Construction Design Management Regulations (CDM 2015) – Legal Responsibilities

Construction Design Management Regulations 2015

Are you ready for change?

How many construction workers are aware of their legal responsibilities under the revamped Construction Design Management Regulations (CDM 2015)?

It is very concerning that on a daily basis I frequently come across construction workers with little or no concept of their legal responsibilities under the revised CDM regulations, which came into force on the 6th April, 2015. Furthermore, there continues to be regular published prosecutions released by the HSE for the construction sector, which are sure to rise with compliance now extended to domestic projects.

So Who Is Classified As A Contractor?

Around 70% of fatalities in the construction industry occur on small sites – those with fewer than 15 workers.
Anyone who directly employs or engages construction workers or manages construction is a contractor. Contractors include sub-contractors, any individual, sole trader, self-employed worker, or business that carries out, manages or controls construction work as part of their business. This also includes companies that use their own workforce to do construction work on their own premises. The duties on contractors apply whether the workers under their control are employees, self-employed or agency workers.  Where contractors are involved in design work, including for temporary works, they also have duties as designers.

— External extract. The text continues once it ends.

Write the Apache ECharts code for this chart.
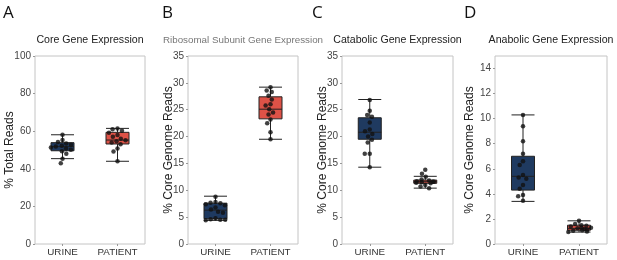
<!DOCTYPE html>
<html>
<head>
<meta charset="utf-8">
<script src="https://cdn.jsdelivr.net/npm/echarts@6/dist/echarts.min.js"></script>
<style>
  html, body { margin: 0; padding: 0; background: #fff; }
  #chart { width: 617px; height: 260px; }
</style>
</head>
<body>
<div id="chart"></div>
<script>
const categories = ['URINE', 'PATIENT'];
const panelLetters = ['A', 'B', 'C', 'D'];
const panelTitles = ['Core Gene Expression', 'Ribosomal Subunit Gene Expression', 'Catabolic Gene Expression', 'Anabolic Gene Expression'];
const yNames = ['% Total Reads', '% Core Genome Reads', '% Core Genome Reads', '% Core Genome Reads'];
const yMax = [100, 35, 35, 15];
const yStep = [20, 5, 5, 2];

// box stats: [min, q1, median, q3, max] for URINE, PATIENT
const coreBox = [[45.4, 49.6, 51.8, 53.9, 58.1], [44.0, 53.2, 55.3, 59.4, 61.5]];
const riboBox = [[4.4, 4.7, 6.3, 7.6, 8.9], [19.5, 23.3, 25.1, 27.4, 29.2]];
const cataBox = [[14.3, 19.5, 20.8, 23.5, 26.9], [10.4, 11.3, 11.6, 11.9, 12.6]];
const anaBox = [[3.4, 4.3, 5.4, 7.0, 10.3], [0.95, 1.1, 1.25, 1.5, 1.85]];

// individual samples
const corePts = [
  [58.1, 55.3, 54.2, 53.5, 52.8, 52.2, 51.8, 51.3, 50.8, 50.1, 49.3, 48.0, 45.4, 42.9],
  [61.5, 61.0, 60.3, 59.2, 58.0, 57.0, 56.0, 55.2, 54.6, 54.0, 53.0, 50.8, 49.2, 44.0]
];
const riboPts = [
  [8.8, 7.8, 7.7, 7.6, 7.4, 7.2, 6.8, 6.4, 6.0, 5.8, 4.8, 4.6, 4.5, 4.5, 4.4],
  [29.2, 28.6, 28.3, 27.6, 26.9, 26.0, 25.8, 25.1, 24.5, 24.1, 23.2, 22.5, 20.8, 19.5]
];
const cataPts = [
  [26.8, 24.8, 24.0, 23.7, 22.6, 21.3, 21.0, 20.5, 20.0, 19.4, 18.9, 16.8, 16.8, 14.3],
  [13.8, 13.1, 12.5, 12.0, 11.8, 11.7, 11.6, 11.6, 11.5, 11.4, 11.3, 11.0, 10.7, 10.4]
];
const anaPts = [
  [10.3, 9.4, 8.2, 7.2, 6.6, 6.3, 5.5, 5.3, 5.2, 4.7, 4.4, 3.9, 3.8, 3.45],
  [1.85, 1.6, 1.5, 1.45, 1.4, 1.3, 1.3, 1.25, 1.2, 1.15, 1.1, 1.05, 1.0, 0.95]
];

const boxes = [coreBox, riboBox, cataBox, anaBox];
const points = [corePts, riboPts, cataPts, anaPts];
const boxColors = ['#1f3a60', '#de5247'];

const grids = [
  { left: 35, top: 56, width: 110, height: 188 },
  { left: 188, top: 56, width: 110, height: 188 },
  { left: 342, top: 56, width: 111, height: 188 },
  { left: 495, top: 56, width: 112, height: 188 }
];
const letterX = [3, 162, 312, 464];
const nameGaps = [19, 13, 13, 19];

const font = 'Liberation Sans, Arial, sans-serif';

let option = {
  animation: false,
  graphic: [],
  grid: [],
  xAxis: [],
  yAxis: [],
  series: []
};

grids.forEach((g, i) => {
  option.grid.push(Object.assign({ show: true, borderColor: '#c4c4c4', borderWidth: 1, containLabel: false }, g));
  option.graphic.push({
    type: 'text', left: letterX[i], top: 5,
    style: { text: panelLetters[i], font: '17px "Open Sans", sans-serif', fill: '#111' }
  });
  option.graphic.push({
    type: 'text', x: g.left + g.width / 2, y: 40,
    style: {
      text: panelTitles[i], textAlign: 'center', textVerticalAlign: 'middle',
      font: (i === 1 ? '9.8px ' : '10.6px ') + font, fill: i === 1 ? '#777' : '#222'
    }
  });
  option.xAxis.push({
    type: 'category', gridIndex: i, data: categories,
    jitter: 24, jitterOverlap: false, jitterMargin: 0.5,
    axisLine: { show: false },
    axisTick: { show: true, alignWithLabel: true, length: 2, lineStyle: { color: '#999' } },
    axisLabel: { interval: 0, margin: 3, fontFamily: font, fontSize: 9.8, color: '#333' },
    splitLine: { show: false }
  });
  option.yAxis.push({
    type: 'value', gridIndex: i, min: 0, max: yMax[i], interval: yStep[i],
    name: yNames[i], nameLocation: 'middle', nameGap: nameGaps[i], nameMoveOverlap: false,
    nameTextStyle: { fontFamily: font, fontSize: 12, color: '#222' },
    axisLine: { show: false },
    axisTick: { show: true, length: 2, lineStyle: { color: '#999' } },
    axisLabel: { margin: 4, fontFamily: font, fontSize: 10, color: '#444', showMaxLabel: yMax[i] % yStep[i] === 0 },
    splitLine: { show: false }
  });
  option.series.push({
    type: 'boxplot', xAxisIndex: i, yAxisIndex: i,
    boxWidth: [23, 23],
    data: boxes[i].map((b, k) => ({
      value: b,
      itemStyle: { color: boxColors[k], borderColor: '#222', borderWidth: 1 }
    }))
  });
  const pts = [];
  points[i].forEach((arr, k) => arr.forEach(v => pts.push([k, v])));
  option.series.push({
    type: 'scatter', xAxisIndex: i, yAxisIndex: i,
    symbolSize: 4.5,
    itemStyle: { color: '#111' },
    data: pts,
    z: 5
  });
});

const chart = echarts.init(document.getElementById('chart'));
chart.setOption(option);
</script>
</body>
</html>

What Is Deemed To Be Construction Work?

‘“Construction work” means the carrying out of any building, civil engineering or engineering construction work and includes—
(a) The construction, alteration, conversion, fitting out, commissioning, renovation, repair, upkeep, redecoration or other maintenance (including cleaning which involves the use of water or an abrasive at high pressure, or the use of corrosive or toxic substances), de-commissioning, demolition or dismantling of a structure;
(b) The preparation for an intended structure, including site clearance, exploration, investigation (but not site survey) and excavation (but not pre-construction archaeological investigations), and the clearance or preparation of the site or structure for use or occupation at its conclusion;
(c) The assembly on site of prefabricated elements to form a structure or the disassembly on site of the prefabricated elements which, immediately before such disassembly, formed a structure;
(d) The removal of a structure, or of any product or waste resulting from demolition or dismantling of a structure, or from disassembly of prefabricated elements which immediately before such disassembly formed such a structure;
(e) The installation, commissioning, maintenance, repair or removal of mechanical, electrical, gas, compressed air, hydraulic, telecommunications, computer or similar services which are normally fixed within or to a structure, but does not include the exploration for, or extraction of, mineral resources, or preparatory activities carried out at a place where such exploration or extraction is carried out’. (Regulation 2 CDM, 2015, p 10, 11).

Essentially, the implications are going to be a huge culture shock for local builders, plumbers, electricians etc. However on the flip side, the more who comply, the less will suffer HSE prosecutions and subsequent business losses. It is crystal clear that more needs to be done to inform construction workers of their legal responsibilities.